The Kroc Institute | August 25, 2019
In her recently published book, “Days of Awe: Reimagining Jewishness in Solidarity with Palestinians” (University of Chicago Press, 2019), Atalia Omer traces the development of American Jewish solidarity with Palestinians and the diverse social movements that have shaped this advocacy. She also explores the implications of this developing solidarity for Jewish tradition and identity now and into the future.
Omer, associate professor of religion, conflict and peace studies at the University of Notre Dame’s Kroc Institute for International Peace Studies, part of the Keough School of Global Affairs, began research for this book in 2013. She found Chicago to be an “epicenter of Jewish community organizing and justice work” and a space to ground her research, although she conducted interviews with Jews from across the U.S., both in person and online. She also interviewed non-Jewish Palestinian solidarity activists from in and beyond the U.S.

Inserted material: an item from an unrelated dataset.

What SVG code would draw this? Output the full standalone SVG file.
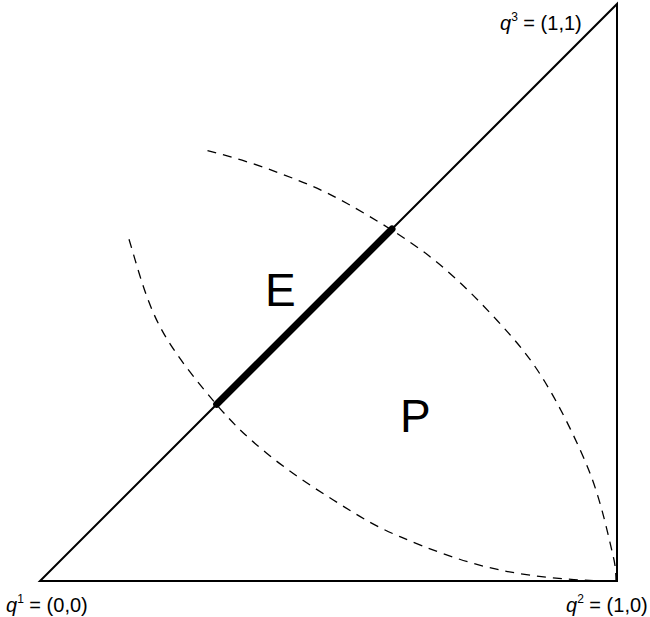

To frame the book, Omer chose a title referencing Jewish High Holy Days. The 10 days starting with Rosh Hashanah are commonly known as the Days of Awe, and are meant as a liminal space and time of introspection on sin, both individual and collective, prior to repentance on Yom Kippur.
“The title intends to capture a sense of grappling with sin and uncertainty undertaken by the activists I interviewed,” said Omer. “For many Jewish individuals, the Days of Awe are about disrupting the binaries that form and shape their lives and taking responsibility for their role in creating them.”